> **DATA IN THIS EXERCISE**:
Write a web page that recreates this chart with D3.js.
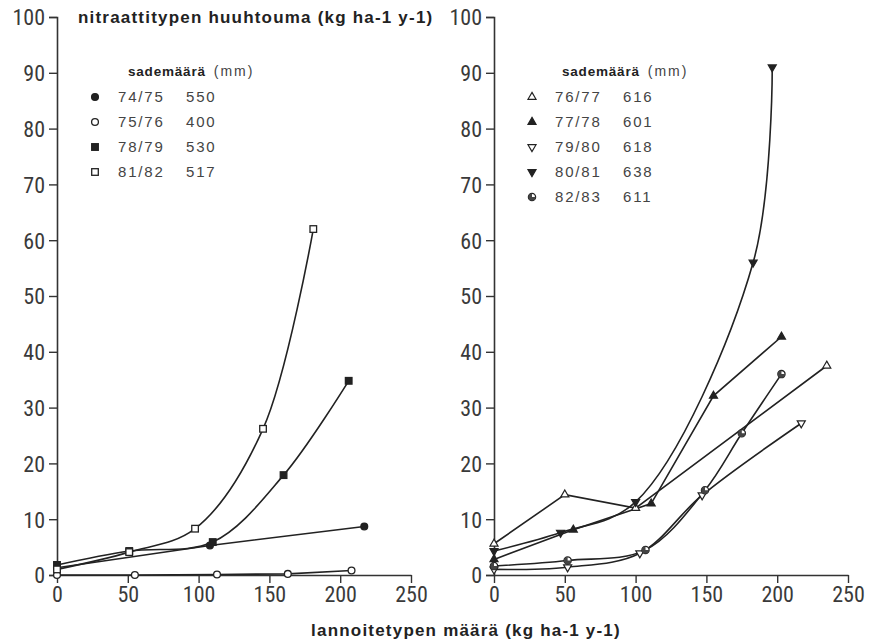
<!DOCTYPE html>
<html lang="fi">
<head>
<meta charset="utf-8">
<title>Nitraattitypen huuhtouma</title>
<script src="https://d3js.org/d3.v7.min.js"></script>
<style>
  body { margin: 0; background: #fff; }
  svg { display: block; }
  .tick text { font-family: "Liberation Sans Narrow", "Roboto Condensed", "Liberation Sans", sans-serif; font-size: 22px; fill: #3a3a3a; }
  .leg { font-family: "Liberation Sans", Arial, sans-serif; font-size: 15px; letter-spacing: 1.8px; fill: #444; }
  .hdr { font-family: "Liberation Sans", Arial, sans-serif; font-weight: bold; fill: #222; }
</style>
</head>
<body>
<div id="chart"></div>
<script>
// axis ticks
var xTicks = [0, 50, 100, 150, 200, 250];
var yTicks = [0, 10, 20, 30, 40, 50, 60, 70, 80, 90, 100];

// left panel
var x7475 = [0, 108, 217];
var y7475 = [1.3, 5.3, 8.7];
var x7576 = [0, 55, 113, 163, 208];
var y7576 = [0, 0, 0.1, 0.2, 0.8];
var x7879 = [0, 51, 110, 160, 206];
var y7879 = [1.8, 4.3, 5.9, 17.9, 34.8];
var x8182 = [0, 51, 97.5, 145.5, 181];
var y8182 = [1.0, 4.1, 8.3, 26.2, 62];

// right panel
var x7677 = [0, 50, 100, 235];
var y7677 = [5.6, 14.4, 12.0, 37.5];
var x7778 = [0, 56, 111, 155, 203];
var y7778 = [2.8, 8.1, 12.8, 32.1, 42.7];
var x7980 = [0, 52, 103, 147, 217];
var y7980 = [1.0, 1.4, 3.9, 14.3, 27.2];
var x8081 = [0, 47, 100, 183, 196.5];
var y8081 = [4.3, 7.6, 13.1, 56, 91];
var x8283 = [0, 52, 107, 149, 175, 203];
var y8283 = [1.6, 2.6, 4.5, 15.2, 25.4, 36];

// legend texts
var leftYears = ["74/75", "75/76", "78/79", "81/82"];
var leftRain = ["550", "400", "530", "517"];
var rightYears = ["76/77", "77/78", "79/80", "80/81", "82/83"];
var rightRain = ["616", "601", "618", "638", "611"];

var W = 872, H = 644;
var svg = d3.select("#chart").append("svg")
    .attr("width", W).attr("height", H);

var y = d3.scaleLinear().domain([0, 100]).range([575, 17]);

function zip(xs, ys) { return xs.map(function(d, i) { return [d, ys[i]]; }); }

// marker drawing
function marker(g, kind, cx, cy) {
  var ink = "#222";
  if (kind == "circleF" || kind == "circleO") {
    g.append("circle").attr("cx", cx).attr("cy", cy).attr("r", 3.4)
      .attr("fill", kind == "circleF" ? ink : "#fff").attr("stroke", ink).attr("stroke-width", 1.3);
  } else if (kind == "squareF" || kind == "squareO") {
    g.append("rect").attr("x", cx - 3.3).attr("y", cy - 3.3).attr("width", 6.6).attr("height", 6.6)
      .attr("fill", kind == "squareF" ? ink : "#fff").attr("stroke", ink).attr("stroke-width", 1.3);
  } else if (kind.indexOf("tri") == 0) {
    var down = kind.indexOf("Down") > 0;
    var filled = kind.slice(-1) == "F";
    g.append("path").attr("d", d3.symbol().type(d3.symbolTriangle).size(28)())
      .attr("transform", "translate(" + cx + "," + cy + ")" + (down ? " rotate(180)" : ""))
      .attr("fill", filled ? ink : "#fff").attr("stroke", ink).attr("stroke-width", 1.2);
  } else if (kind == "half") {
    g.append("circle").attr("cx", cx).attr("cy", cy).attr("r", 3.6)
      .attr("fill", "#fff").attr("stroke", ink).attr("stroke-width", 1.3);
    g.append("path")
      .attr("d", d3.arc()({innerRadius: 0, outerRadius: 3.6, startAngle: Math.PI / 2, endAngle: Math.PI * 2}))
      .attr("transform", "translate(" + cx + "," + cy + ")")
      .attr("fill", "#444");
  }
}

function panel(x0, series, legend) {
  var x = d3.scaleLinear().domain([0, 250]).range([x0, x0 + 354]);
  var g = svg.append("g");

  // y axis
  g.append("g")
    .attr("transform", "translate(" + x0 + ",0)")
    .call(d3.axisLeft(y).tickValues(yTicks).tickSize(8).tickPadding(4))
    .call(function(a) {
      a.select(".domain").attr("stroke", "#333").attr("stroke-width", 1.6);
      a.selectAll(".tick line").attr("stroke", "#333").attr("stroke-width", 1.4);
      a.selectAll(".tick text").attr("dy", "0.36em");
    });

  // x axis
  g.append("g")
    .attr("transform", "translate(0,575)")
    .call(d3.axisBottom(x).tickValues(xTicks).tickSize(8).tickPadding(3).tickSizeOuter(0))
    .call(function(a) {
      a.select(".domain").attr("stroke", "#333").attr("stroke-width", 1.6);
      a.selectAll(".tick line").attr("stroke", "#333").attr("stroke-width", 1.4);
    });

  // lines
  series.forEach(function(s) {
    var pts = zip(s.xs, s.ys);
    g.append("path")
      .datum(pts)
      .attr("d", d3.line()
        .x(function(d) { return x(d[0]); })
        .y(function(d) { return y(d[1]); })
        .curve(s.smooth ? d3.curveCatmullRom : d3.curveLinear))
      .attr("fill", "none")
      .attr("stroke", "#222")
      .attr("stroke-width", 1.6);
  });
  series.forEach(function(s) {
    zip(s.xs, s.ys).forEach(function(d) { marker(g, s.kind, x(d[0]), y(d[1])); });
  });

  // legend
  var lg = svg.append("g");
  var h = lg.append("text").attr("x", legend.hx).attr("y", 76).attr("class", "hdr")
    .style("font-size", "13.5px").style("letter-spacing", "0.8px");
  h.append("tspan").text("sademäärä");
  h.append("tspan").attr("dx", 8).style("font-weight", "normal").style("font-size", "14px")
    .style("letter-spacing", "2px").style("fill", "#444").text("(mm)");
  series.forEach(function(s, i) {
    var cy = 97 + i * 25;
    marker(lg, s.kind, legend.mx, cy);
    lg.append("text").attr("class", "leg").attr("x", legend.mx + 23).attr("y", cy + 5).text(legend.years[i]);
    lg.append("text").attr("class", "leg").attr("x", legend.mx + 91).attr("y", cy + 5).text(legend.rain[i]);
  });
}

panel(57, [
  {xs: x7475, ys: y7475, kind: "circleF", smooth: false},
  {xs: x7576, ys: y7576, kind: "circleO", smooth: false},
  {xs: x7879, ys: y7879, kind: "squareF", smooth: true},
  {xs: x8182, ys: y8182, kind: "squareO", smooth: true}
], {hx: 128, mx: 95, years: leftYears, rain: leftRain});

panel(494, [
  {xs: x7677, ys: y7677, kind: "triUpO", smooth: false},
  {xs: x7778, ys: y7778, kind: "triUpF", smooth: false},
  {xs: x7980, ys: y7980, kind: "triDownO", smooth: true},
  {xs: x8081, ys: y8081, kind: "triDownF", smooth: true},
  {xs: x8283, ys: y8283, kind: "half", smooth: true}
], {hx: 562, mx: 532, years: rightYears, rain: rightRain});

// titles
svg.append("text").attr("class", "hdr").attr("x", 78).attr("y", 23)
  .style("font-size", "17px").style("letter-spacing", "1.2px")
  .text("nitraattitypen huuhtouma (kg ha-1 y-1)");
svg.append("text").attr("class", "hdr").attr("x", 466).attr("y", 636)
  .attr("text-anchor", "middle").style("font-size", "17px").style("letter-spacing", "1.2px")
  .text("lannoitetypen määrä (kg ha-1 y-1)");
</script>
</body>
</html>
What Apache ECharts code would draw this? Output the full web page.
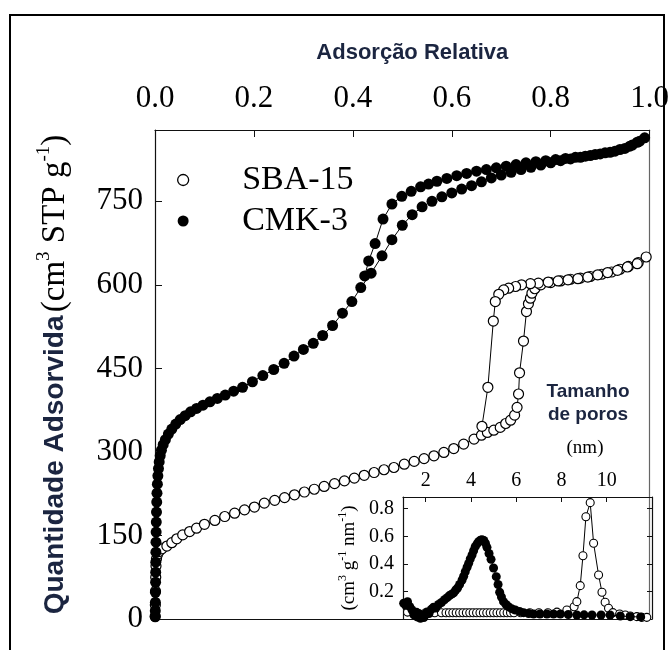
<!DOCTYPE html>
<html>
<head>
<meta charset="utf-8">
<script src="https://cdn.jsdelivr.net/npm/echarts@6/dist/echarts.min.js"></script>
<style>
  html, body { margin: 0; padding: 0; background: #fff; }
  #chart { width: 672px; height: 650px; }
</style>
</head>
<body>
<div id="chart"></div>
<script>
// N2 isotherms: relative pressure p/p0 against adsorbed volume (cm3 STP g-1)
const sba15Adsorption = [
  [0.0004,5],[0.0007,25],[0.001,50],[0.0015,75],[0.002,95],[0.003,108],[0.005,116],[0.008,121],
  [0.014,126],[0.024,131],[0.034,137],[0.044,144],[0.056,151],[0.07,157],[0.084,163],[0.1,170],
  [0.121,177],[0.141,184],[0.161,190],[0.181,196],[0.201,201],[0.221,208],[0.242,213],[0.262,218],
  [0.282,223],[0.302,228],[0.322,233],[0.342,238],[0.363,243],[0.383,248],[0.403,253],[0.423,258],
  [0.443,263],[0.463,268],[0.483,272],[0.504,278],[0.524,283],[0.544,288],[0.564,293],[0.584,299],
  [0.604,306],[0.624,314],[0.645,323],[0.66,330],[0.672,335],[0.685,339],[0.698,344],[0.709,351],
  [0.719,357],[0.727,366],[0.732,380],[0.735,404],[0.737,442],[0.745,499],[0.751,552],[0.755,566],
  [0.759,576],[0.762,585],[0.768,593],[0.78,600],[0.8,604],[0.82,607],[0.84,610],[0.86,612],
  [0.88,615],[0.903,619],[0.923,623],[0.94,628],[0.957,633],[0.977,640],[0.993,650]
];
const sba15Desorption = [
  [0.975,638],[0.955,632],[0.935,626],[0.915,622],[0.895,618],[0.875,614],[0.855,611],[0.835,609],
  [0.815,607],[0.795,605],[0.775,603],[0.759,602],[0.741,600],[0.729,597],[0.715,594],[0.705,591],
  [0.695,583],[0.688,570],[0.684,535],[0.673,416],[0.661,346]
];
const cmk3Adsorption = [
  [0.0004,4],[0.0006,15],[0.0008,30],[0.001,48],[0.0012,66],[0.0014,84],[0.0016,102],[0.0018,120],
  [0.002,138],[0.0023,156],[0.0026,174],[0.003,192],[0.0035,210],[0.004,226],[0.0048,242],[0.0058,257],
  [0.007,270],[0.0085,282],[0.0105,293],[0.013,303],[0.0165,313],[0.021,322],[0.027,332],[0.034,341],
  [0.042,350],[0.051,358],[0.061,365],[0.072,372],[0.084,378],[0.097,384],[0.111,390],[0.126,396],
  [0.142,402],[0.159,409],[0.177,416],[0.197,426],[0.218,437],[0.24,448],[0.261,459],[0.281,472],
  [0.3,484],[0.32,495],[0.339,509],[0.359,527],[0.379,549],[0.398,570],[0.416,595],[0.437,621],
  [0.459,652],[0.479,681],[0.5,707],[0.52,726],[0.54,740],[0.56,750],[0.58,758],[0.6,765],
  [0.62,772],[0.64,778],[0.66,785],[0.68,792],[0.7,797],[0.72,802],[0.74,807],[0.76,811],
  [0.78,815],[0.8,819],[0.82,823],[0.84,826],[0.86,829],[0.88,832],[0.9,835],[0.92,838],
  [0.94,843],[0.96,849],[0.975,856],[0.99,864]
];
const cmk3Desorption = [
  [0.98,858],[0.965,851],[0.95,845],[0.93,840],[0.91,837],[0.89,834],[0.87,831],[0.85,829],
  [0.83,827],[0.81,825],[0.79,823],[0.77,821],[0.75,819],[0.73,816],[0.71,813],[0.69,810],
  [0.67,807],[0.65,804],[0.63,800],[0.61,796],[0.59,791],[0.57,786],[0.553,781],[0.537,776],
  [0.518,768],[0.499,759],[0.479,745],[0.461,718],[0.445,674],[0.432,643],[0.424,616]
];

// Pore size distributions: diameter (nm) against dV/dD (cm3 g-1 nm-1)
const sba15Pores = [
  [1.2,0.05],[1.6,0.048],[2.0,0.045],[2.4,0.045],[2.7,0.045],[2.9,0.045],[3.05,0.045],[3.2,0.045],
  [3.35,0.045],[3.5,0.045],[3.65,0.045],[3.8,0.045],[3.95,0.045],[4.1,0.045],[4.25,0.045],[4.4,0.045],
  [4.55,0.045],[4.7,0.045],[4.85,0.045],[5.0,0.045],[5.15,0.045],[5.3,0.045],[5.45,0.045],[5.6,0.045],
  [5.75,0.045],[5.9,0.045],[6.2,0.045],[6.6,0.045],[7.0,0.045],[7.4,0.045],[7.8,0.05],[8.24,0.065],
  [8.56,0.089],[8.68,0.126],[8.83,0.242],[8.95,0.459],[9.08,0.742],[9.27,0.844],[9.42,0.549],[9.64,0.319],
  [9.79,0.194],[9.93,0.121],[10.08,0.078],[10.27,0.046],[10.57,0.036],[10.82,0.029],[11.04,0.022],
  [11.33,0.017],[11.55,0.012],[11.77,0.012]
];
const cmk3Pores = [
  [1.03,0.114],[1.12,0.1],[1.2,0.126],[1.3,0.09],[1.4,0.065],[1.48,0.03],[1.55,0.045],[1.62,0.015],
  [1.7,0.04],[1.77,0.005],[1.85,0.025],[1.92,0.01],[1.99,0.03],[2.06,0.05],[2.15,0.04],[2.25,0.07],
  [2.35,0.085],[2.45,0.08],[2.57,0.105],[2.7,0.12],[2.83,0.14],[2.95,0.155],[3.05,0.17],[3.15,0.18],
  [3.24,0.19],[3.33,0.21],[3.41,0.225],[3.5,0.25],[3.61,0.283],[3.68,0.31],[3.75,0.343],[3.83,0.375],
  [3.9,0.404],[3.97,0.435],[4.05,0.464],[4.12,0.495],[4.19,0.525],[4.27,0.545],[4.34,0.561],[4.42,0.572],
  [4.49,0.575],[4.57,0.57],[4.64,0.55],[4.71,0.52],[4.8,0.475],[4.89,0.433],[5.0,0.37],[5.12,0.307],
  [5.2,0.25],[5.27,0.194],[5.35,0.16],[5.44,0.126],[5.55,0.105],[5.66,0.089],[5.8,0.075],[5.96,0.065],
  [6.15,0.055],[6.33,0.046],[6.55,0.04],[6.77,0.036],[7.05,0.036],[7.36,0.036],[7.65,0.036],[7.95,0.036],
  [8.3,0.033],[8.68,0.029],[9.0,0.03],[9.35,0.029],[9.75,0.029],[10.15,0.029],[10.6,0.022],[11.04,0.017],
  [11.5,0.015]
];

const poreTicks = [2, 4, 6, 8, 10];
const materialNames = ['SBA-15', 'CMK-3'];

const SERIF = '"Liberation Serif", "Times New Roman", serif';
const SANS = '"Liberation Sans", Arial, sans-serif';
const NAVY = '#1b2540';
const INK = '#111';

const chart = echarts.init(document.getElementById('chart'), null, { renderer: 'canvas' });

const frameLine = { show: true, onZero: false, lineStyle: { color: INK, width: 1.2 } };

const option = {
  animation: false,
  backgroundColor: '#fff',
  grid: [
    { left: 155, right: 20, top: 130, bottom: 31 },
    { left: 403, right: 20, top: 497, bottom: 31, show: true, backgroundColor: '#fff', borderWidth: 0 }
  ],
  legend: {
    orient: 'vertical',
    left: 172,
    top: 157,
    itemWidth: 108,
    itemHeight: 11,
    itemGap: 5,
    icon: 'circle',
    selectedMode: false,
    textStyle: { fontFamily: SERIF, fontSize: 34, color: '#000', lineHeight: 36 },
    data: [
      { name: materialNames[0], itemStyle: { color: '#fff', borderColor: '#000', borderWidth: 1.3 } },
      { name: materialNames[1], itemStyle: { color: '#000', borderWidth: 0 } }
    ]
  },
  xAxis: [
    {
      gridIndex: 0, type: 'value', position: 'top', min: 0, max: 1, interval: 0.2,
      axisLine: frameLine,
      axisTick: { inside: true, length: 7, lineStyle: { color: INK } },
      axisLabel: { fontFamily: SERIF, fontSize: 31, color: '#000', margin: 16, formatter: v => v.toFixed(1) },
      splitLine: { show: false },
      name: 'Adsorção Relativa', nameLocation: 'middle', nameGap: 66,
      nameTextStyle: { fontFamily: SANS, fontWeight: 'bold', fontSize: 22, color: NAVY, padding: [0, 0, 0, 20] }
    },
    {
      gridIndex: 0, type: 'value', position: 'bottom', min: 0, max: 1,
      axisLine: frameLine, axisTick: { show: false }, axisLabel: { show: false }, splitLine: { show: false }
    },
    {
      gridIndex: 1, type: 'value', position: 'top', min: 1, max: 12,
      axisLine: frameLine,
      axisTick: { inside: true, length: 5, customValues: poreTicks, lineStyle: { color: INK } },
      axisLabel: { customValues: poreTicks, fontFamily: SERIF, fontSize: 20, color: '#000', margin: 6 },
      splitLine: { show: false }
    },
    {
      gridIndex: 1, type: 'value', position: 'bottom', min: 1, max: 12,
      axisLine: frameLine, axisTick: { show: false }, axisLabel: { show: false }, splitLine: { show: false }
    }
  ],
  yAxis: [
    {
      gridIndex: 0, type: 'value', position: 'left', min: 0, max: 878, interval: 150,
      axisLine: frameLine,
      axisTick: { inside: true, length: 7, lineStyle: { color: INK } },
      axisLabel: { fontFamily: SERIF, fontSize: 31, color: '#000', margin: 12, showMaxLabel: false },
      splitLine: { show: false },
      name: '{s|Quantidade Adsorvida} {t|(cm}{u|3}{t| STP g}{u|-1}{t|)}',
      nameLocation: 'middle', nameRotate: 90, nameGap: 80,
      nameTextStyle: {
        rich: {
          s: { fontFamily: SANS, fontWeight: 'bold', fontSize: 28, color: NAVY, lineHeight: 40 },
          t: { fontFamily: SERIF, fontSize: 33, color: '#000', lineHeight: 40 },
          u: { fontFamily: SERIF, fontSize: 19, color: '#000', lineHeight: 20, verticalAlign: 'top' }
        }
      }
    },
    {
      gridIndex: 0, type: 'value', position: 'right', min: 0, max: 878,
      axisLine: { show: true, onZero: false, lineStyle: { color: '#666', width: 1.2 } },
      axisTick: { show: false }, axisLabel: { show: false }, splitLine: { show: false }
    },
    {
      gridIndex: 1, type: 'value', position: 'left', min: 0, max: 0.885, interval: 0.2,
      axisLine: frameLine,
      axisTick: { inside: true, length: 5, lineStyle: { color: INK } },
      axisLabel: {
        fontFamily: SERIF, fontSize: 20, color: '#000', margin: 9,
        showMinLabel: false, showMaxLabel: false, formatter: v => v.toFixed(1)
      },
      splitLine: { show: false },
      name: '{t|(cm}{u|3}{t| g}{u|-1}{t| nm}{u|-1}{t|)}',
      nameLocation: 'middle', nameRotate: 90, nameGap: 42,
      nameTextStyle: {
        rich: {
          t: { fontFamily: SERIF, fontSize: 19, color: '#000', lineHeight: 24 },
          u: { fontFamily: SERIF, fontSize: 12, color: '#000', lineHeight: 12, verticalAlign: 'top' }
        }
      }
    },
    {
      gridIndex: 1, type: 'value', position: 'right', min: 0, max: 0.885, interval: 0.2,
      axisLine: frameLine,
      axisTick: { inside: true, length: 5, lineStyle: { color: INK } },
      axisLabel: { show: false }, splitLine: { show: false }
    }
  ],
  series: [
    {
      name: materialNames[0], type: 'line', xAxisIndex: 0, yAxisIndex: 0,
      data: sba15Adsorption.concat(sba15Desorption),
      symbol: 'circle', symbolSize: 10, showAllSymbol: true, silent: true, z: 3,
      itemStyle: { color: '#fff', borderColor: '#000', borderWidth: 1.2 },
      lineStyle: { color: '#000', width: 1 }
    },
    {
      name: materialNames[1], type: 'line', xAxisIndex: 0, yAxisIndex: 0,
      data: cmk3Adsorption.concat(cmk3Desorption),
      symbol: 'circle', symbolSize: 11, showAllSymbol: true, silent: true, z: 3,
      itemStyle: { color: '#000' },
      lineStyle: { color: '#000', width: 1 }
    },
    {
      name: materialNames[0], type: 'line', xAxisIndex: 2, yAxisIndex: 2,
      data: sba15Pores,
      symbol: 'circle', symbolSize: 8, showAllSymbol: true, silent: true, z: 4,
      itemStyle: { color: '#fff', borderColor: '#000', borderWidth: 1.1 },
      lineStyle: { color: '#000', width: 1 }
    },
    {
      name: materialNames[1], type: 'line', xAxisIndex: 2, yAxisIndex: 2,
      data: cmk3Pores,
      symbol: 'circle', symbolSize: 9, showAllSymbol: true, silent: true, z: 5,
      itemStyle: { color: '#000' },
      lineStyle: { color: '#000', width: 1 }
    }
  ],
  graphic: [
    {
      type: 'rect', silent: true, z: 100,
      shape: { x: 10, y: 15, width: 654, height: 660 },
      style: { fill: 'none', stroke: '#000', lineWidth: 2 }
    },
    {
      type: 'text', silent: true, x: 588, y: 403,
      style: {
        text: 'Tamanho\nde poros', fontFamily: SANS, fontWeight: 'bold', fontSize: 19,
        lineHeight: 23, fill: NAVY, align: 'center', verticalAlign: 'middle'
      }
    },
    {
      type: 'text', silent: true, x: 585, y: 448,
      style: {
        text: '(nm)', fontFamily: SERIF, fontSize: 19, fill: '#000',
        align: 'center', verticalAlign: 'middle'
      }
    }
  ]
};

chart.setOption(option);
</script>
</body>
</html>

> **WORK INSTRUCTIONS**: Reproduce only the lines of the records from the start up to and including the line that holds "var y8182 = [1.0, 4.1, 8.3, 26.2, 62];"; do not carry over any picture.

> **FINISHED EXERCISE**:
Write a web page that recreates this chart with D3.js.
<!DOCTYPE html>
<html lang="fi">
<head>
<meta charset="utf-8">
<title>Nitraattitypen huuhtouma</title>
<script src="https://d3js.org/d3.v7.min.js"></script>
<style>
  body { margin: 0; background: #fff; }
  svg { display: block; }
  .tick text { font-family: "Liberation Sans Narrow", "Roboto Condensed", "Liberation Sans", sans-serif; font-size: 22px; fill: #3a3a3a; }
  .leg { font-family: "Liberation Sans", Arial, sans-serif; font-size: 15px; letter-spacing: 1.8px; fill: #444; }
  .hdr { font-family: "Liberation Sans", Arial, sans-serif; font-weight: bold; fill: #222; }
</style>
</head>
<body>
<div id="chart"></div>
<script>
// axis ticks
var xTicks = [0, 50, 100, 150, 200, 250];
var yTicks = [0, 10, 20, 30, 40, 50, 60, 70, 80, 90, 100];

// left panel
var x7475 = [0, 108, 217];
var y7475 = [1.3, 5.3, 8.7];
var x7576 = [0, 55, 113, 163, 208];
var y7576 = [0, 0, 0.1, 0.2, 0.8];
var x7879 = [0, 51, 110, 160, 206];
var y7879 = [1.8, 4.3, 5.9, 17.9, 34.8];
var x8182 = [0, 51, 97.5, 145.5, 181];
var y8182 = [1.0, 4.1, 8.3, 26.2, 62];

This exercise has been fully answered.